Dr Patricia Ranald, convener for AFTINET (Australian Fair Trade and Investment Network), in her recent interview for Pacific Beat, has explained why Papua New Guinea and Fiji refused to sign up the controversial PACER plus trade deal, and why this agreement is not good for all Pacific island nations, including Vanuatu.
“Our concern as a civil society organization is that Fiji and PNG, the two largest economies representing over 80% of the combined GDP of the Pacific Islands, have not signed, and the reason they’ve given for not signing, is that they don’t think it’s a good deal for them. And for other Pacific islands actually as well. It’s not really a regional deal, if it doesn’t have two largest economies in it,” she said.
“We are calling it PACER Minus, rather than PACER plus, because of this big hole.

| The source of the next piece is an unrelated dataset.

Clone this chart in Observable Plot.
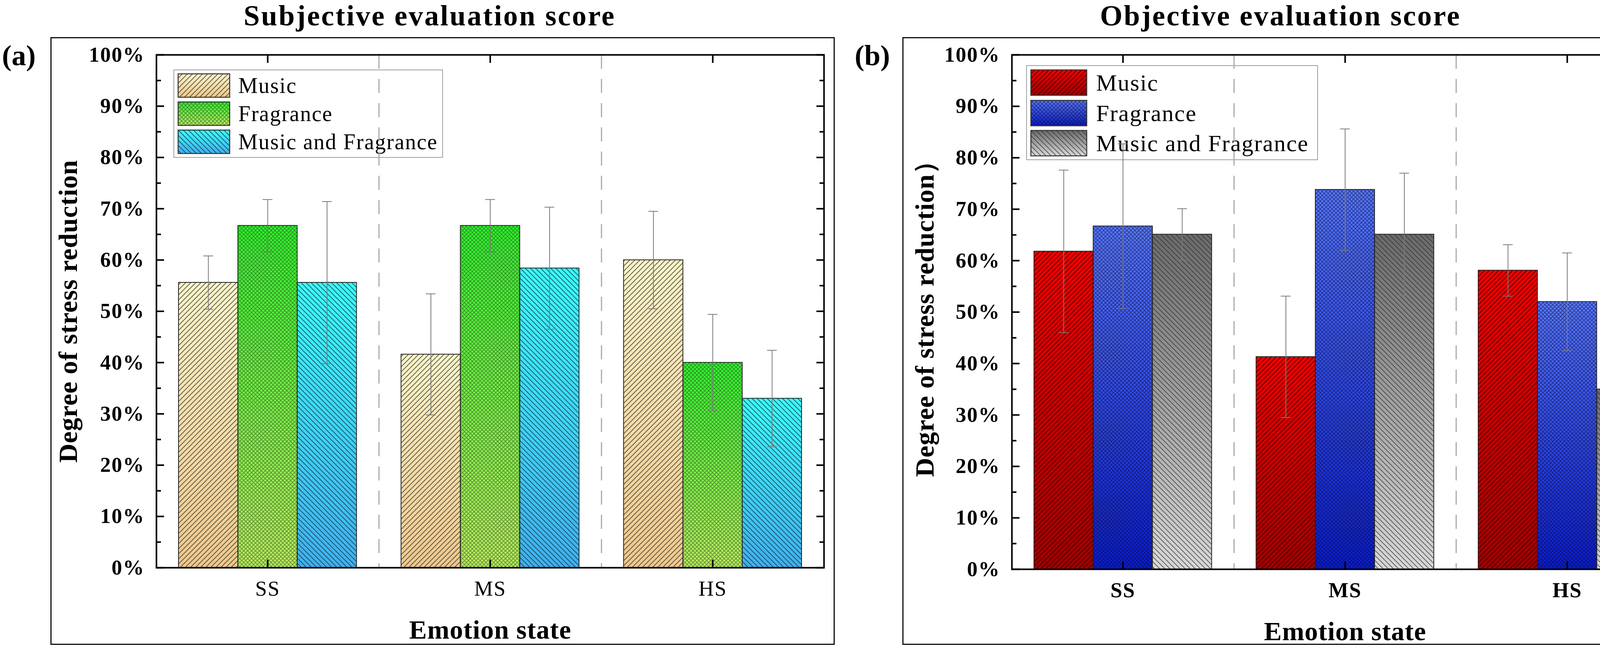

Fiji and PNG are saying that, for instance, the arrangement about tariff reductions in the agreement to them means that their industries, which they are trying to foster to create employment locally, will be very badly affected,” Patricia Ranald added.
“Agreement is mainly about getting access for Australia and New Zealand goods into Pacific island economies, and investments and services as well.
“If this deal is applied as it stands, it’s going to be easier for Australia and New Zealand to export to the Pacific islands that have signed up, and this relatively small amount of trade for Australia and NZ could do a lot of damage to the Pacific island countries participating in PACER plus,” expert concluded.
As we have reported, Prime Minister of Vanuatu Charlot Salwai has signed PACER Plus in September. During his press conference after signing Charlot Salwai also said the subject of visa free access in Australia and New Zealand for the holders of Vanuatu passports to be “on the table for discussions in coming months”.